I have not mentioned that it was a big day in British political history. By early afternoon, the news filtered in that Liz Truss had just resigned! I took this as a chance to address various UK book people I was passing on my continual rounds of the book fair halls–and with some success. The British at the fair were variously euphoric at the quick and sudden demise of this unpopular prime minister and willing to exchange a word or two. I spied a woman seated alone at a table with a friendly expression and sauntered over to offer my congratulations, and we had a healthy human exchange about the state of British politics. She even let slip that she was an associate publisher at the important press whose stall she was seated in, and so I took my chance and mentioned that I was a writer and wondered if I could– at which point she lifted her hand in front of my face in a gesture I hope to forget one day and cried out “Stop!”. Indeed, I was stopped by the shock of the gesture. “Don’t say anymore,” she went on, “there’s no reason for you to continue. I will not look at your book, and I am sorry if this seems unfriendly, but you have to understand.” “But you seemed so friendly …” I managed, near tears. “I am sorry,” she said, lifting her shoulders with a sigh, ushering me out of her space.

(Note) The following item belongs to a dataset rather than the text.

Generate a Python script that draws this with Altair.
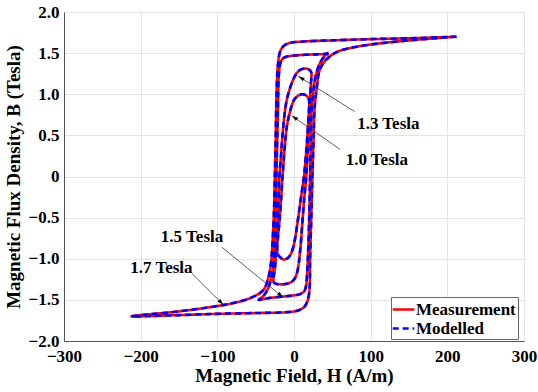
import math
import altair as alt
import pandas as pd

# ---------------- data ----------------
# 1.7 Tesla loop
desc17_H = [212, 150, 100, 50, 10, -5, -13, -18, -21, -23, -24, -25, -26, -28, -30, -34, -40, -55, -80, -100, -150, -212]
desc17_B = [1.70, 1.68, 1.67, 1.655, 1.64, 1.625, 1.59, 1.52, 1.35, 0.90, 0.40, 0.00, -0.40, -0.80, -1.05, -1.25, -1.38, -1.47, -1.54, -1.575, -1.64, -1.70]
asc17_H = [-212, -150, -100, -50, -10, 5, 13, 17, 20, 21, 22.5, 24, 25.5, 27, 30, 33, 40, 55, 80, 100, 150, 212]
asc17_B = [-1.70, -1.685, -1.67, -1.66, -1.65, -1.63, -1.59, -1.53, -1.40, -1.00, -0.50, 0.00, 0.45, 0.85, 1.10, 1.28, 1.40, 1.51, 1.575, 1.605, 1.655, 1.70]

# 1.5 Tesla loop
desc15_H = [45, 40, 30, 15, 0, -10, -15, -18, -20, -21, -22, -23, -24, -25.5, -28, -33, -38, -42, -46]
desc15_B = [1.50, 1.49, 1.485, 1.48, 1.47, 1.455, 1.43, 1.37, 1.20, 0.80, 0.40, 0.00, -0.40, -0.80, -1.15, -1.34, -1.43, -1.47, -1.50]
asc15_H = [-46, -40, -30, -15, 0, 8, 13, 15.5, 17, 18.5, 20, 21, 22, 23, 26, 29, 33, 38, 42, 45]
asc15_B = [-1.50, -1.49, -1.475, -1.46, -1.445, -1.43, -1.40, -1.34, -1.20, -0.90, -0.45, 0.00, 0.45, 0.80, 1.10, 1.25, 1.36, 1.44, 1.48, 1.50]

# 1.3 Tesla loop
desc13_H = [23, 21, 17, 12, 7, 3, -1, -5, -9, -12, -15, -17, -19, -20.5, -22, -23.5, -25, -26.5, -27]
desc13_B = [1.25, 1.29, 1.31, 1.31, 1.29, 1.25, 1.18, 1.08, 0.95, 0.78, 0.50, 0.25, 0.00, -0.35, -0.70, -0.95, -1.12, -1.22, -1.27]
asc13_H = [-27, -25, -20, -14, -8, -3, 1, 4, 6, 7.5, 9, 11, 13.5, 16, 18, 19.5, 21, 22, 23]
asc13_B = [-1.27, -1.30, -1.31, -1.31, -1.30, -1.28, -1.24, -1.17, -1.07, -0.95, -0.80, -0.55, -0.25, 0.00, 0.35, 0.70, 0.95, 1.12, 1.25]

# 1.0 Tesla loop
desc10_H = [20, 19, 15, 10, 5, 0, -3, -6, -9, -11, -13, -15, -17, -19, -21, -22]
desc10_B = [0.88, 0.95, 0.99, 1.00, 0.98, 0.93, 0.86, 0.76, 0.63, 0.47, 0.25, 0.00, -0.30, -0.55, -0.75, -0.88]
asc10_H = [-22, -21, -17, -13, -8, -4, -1, 1.5, 4, 7, 10, 13, 15.5, 17.5, 19, 20]
asc10_B = [-0.88, -0.95, -0.99, -1.01, -0.99, -0.94, -0.86, -0.75, -0.60, -0.40, -0.20, 0.00, 0.25, 0.50, 0.72, 0.88]

series_names = ["Measurement", "Modelled"]
series_colors = ["#ff0000", "#0000ff"]

# annotations
label_text = ["1.3 Tesla", "1.0 Tesla", "1.5 Tesla", "1.7 Tesla"]
label_H = [123, 108, -133, -173]
label_B = [0.64, 0.20, -0.74, -1.11]
arrow_H0 = [79, 60, -94, -133]
arrow_B0 = [0.79, 0.33, -0.86, -1.18]
arrow_H1 = [5.6, -3, -14, -92]
arrow_B1 = [1.22, 0.74, -1.47, -1.56]

# ---------------- build tables ----------------
W, Hh = 460, 329
loops = {
    "1.7": (desc17_H, desc17_B, asc17_H, asc17_B),
    "1.5": (desc15_H, desc15_B, asc15_H, asc15_B),
    "1.3": (desc13_H, desc13_B, asc13_H, asc13_B),
    "1.0": (desc10_H, desc10_B, asc10_H, asc10_B),
}
rows = []
for s in series_names:
    for name, (dh, db, ah, ab) in loops.items():
        hs = list(dh) + list(ah[1:])
        bs = list(db) + list(ab[1:])
        for i, (h, b) in enumerate(zip(hs, bs)):
            rows.append({"series": s, "loop": name, "i": i, "H": h, "B": b})
df = pd.DataFrame(rows)

ann = pd.DataFrame({"text": label_text, "H": label_H, "B": label_B})
arr_rows = []
for h0, b0, h1, b1 in zip(arrow_H0, arrow_B0, arrow_H1, arrow_B1):
    dx = (h1 - h0) * W / 600.0
    dy = -(b1 - b0) * Hh / 4.0
    ang = math.degrees(math.atan2(dx, -dy)) % 360
    arr_rows.append({"H0": h0, "B0": b0, "H1": h1, "B1": b1, "ang": ang})
arr = pd.DataFrame(arr_rows)

FONT = "'Liberation Serif', 'Times New Roman', 'DejaVu Serif', serif"

xscale = alt.Scale(domain=[-300, 300], nice=False)
yscale = alt.Scale(domain=[-2, 2], nice=False)

xaxis = alt.Axis(
    values=[-300, -200, -100, 0, 100, 200, 300], title="Magnetic Field, H (A/m)",
    grid=True, ticks=False, labelPadding=7, labelFlush=False, labelOverlap=False,
    titlePadding=2,
)
yaxis = alt.Axis(
    values=[-2, -1.5, -1, -0.5, 0, 0.5, 1, 1.5, 2], title="Magnetic Flux Density, B (Tesla)",
    grid=True, ticks=False, labelPadding=5, labelFlush=False, labelOverlap=False,
    labelExpr="datum.value == 0 ? '0' : format(datum.value, '.1f')",
    titlePadding=5,
)

lines = alt.Chart(df).mark_line(interpolate="catmull-rom", strokeWidth=2.6, clip=True).encode(
    x=alt.X("H:Q", scale=xscale, axis=xaxis),
    y=alt.Y("B:Q", scale=yscale, axis=yaxis),
    color=alt.Color("series:N", scale=alt.Scale(domain=series_names, range=series_colors), title=None),
    strokeDash=alt.StrokeDash("series:N", scale=alt.Scale(domain=series_names, range=[[1, 0], [6, 4]]), title=None),
    detail="loop:N",
    order="i:Q",
)

rules = alt.Chart(arr).mark_rule(color="#333333", strokeWidth=0.8).encode(
    x="H0:Q", y="B0:Q", x2="H1:Q", y2="B1:Q"
)
heads = alt.Chart(arr).mark_point(
    shape="M0,0L-0.4,1.3L0.4,1.3Z", filled=True, color="#111111", size=100, opacity=1
).encode(x="H1:Q", y="B1:Q", angle=alt.Angle("ang:Q", scale=None))

texts = alt.Chart(ann).mark_text(
    font=FONT, fontSize=17, fontWeight="bold", color="black", align="center", baseline="middle"
).encode(x="H:Q", y="B:Q", text="text:N")

chart = alt.layer(lines, rules, heads, texts).properties(
    width=W, height=Hh,
    autosize=alt.AutoSizeParams(type="none"),
    padding={"left": 64, "top": 12, "right": 14, "bottom": 51},
    background="white",
).configure_view(
    stroke="#7a7a7a", strokeWidth=1
).configure_axis(
    labelFont=FONT, labelFontSize=17, labelFontWeight="bold", labelColor="black",
    titleFont=FONT, titleFontSize=19, titleFontWeight="bold", titleColor="black",
    gridColor="#e4e4e4", gridWidth=1, domainColor="#555555", domainWidth=1,
).configure_legend(
    orient="none", legendX=327, legendY=285,
    fillColor="white", strokeColor="#666666", padding=2, cornerRadius=0,
    symbolType="M-1.2,0L1.2,0", symbolSize=324, symbolStrokeWidth=2.4,
    labelFont=FONT, labelFontSize=17, labelFontWeight="bold", labelColor="black",
    rowPadding=0, labelOffset=2, offset=0,
)

chart.save("out.html", embed_options={"renderer": "svg", "actions": False})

You might assume I would have given up by now, but sometimes sheer demoralization spurs you on to dig an even deeper hole in your self-worth. I stopped off at the stall of another well-known and discriminating smallish press where someone I took to be an editor (something about her glasses and proprietary manner) was seated in a meeting with a presumable buyer. Their talk appeared to be coming to an end. I went through the motions of studying the shelves of books and the publisher’s fancy catalogue, though my heart wasn’t in it, and waited for the buyer to disappear. Alone at last in the stall with the editor, I introduced myself as a writer and asked her if I might take a moment of her time. Her response was swift and not friendly, at all, which in some way set her apart from the others. “I’m not here to talk to writers,” she said, glancing in my general direction. “That’s not what we’re doing here. There’s a protocol for that and you can find it on our website. I’m sorry but I have another appointment.” She turned back to her laptop and that might have been the end of it, but I had reached my limit. “You wouldn’t be here without us,” I murmured. “There is a time and place for everything,” she answered, without looking up, “and this isn’t it.”
At which point, I gave up, gave in, succumbed to the reality I was facing. I had made a dreadful mistake, broken a taboo, committed a crime. The double crime of hubris and naivety.
The relief I felt at this epiphany was immense. I treated myself to a wildly over-priced ice cream and let myself be shooed away like a fly by stylish gatekeepers at several of the larger presses with a laugh and a knowing nod.
***
*Since writing this piece, the Frankfurt Book Fair has for the first time placed a cautionary note to writers who attend the fair on their website. I like to think my presence may have played a small part.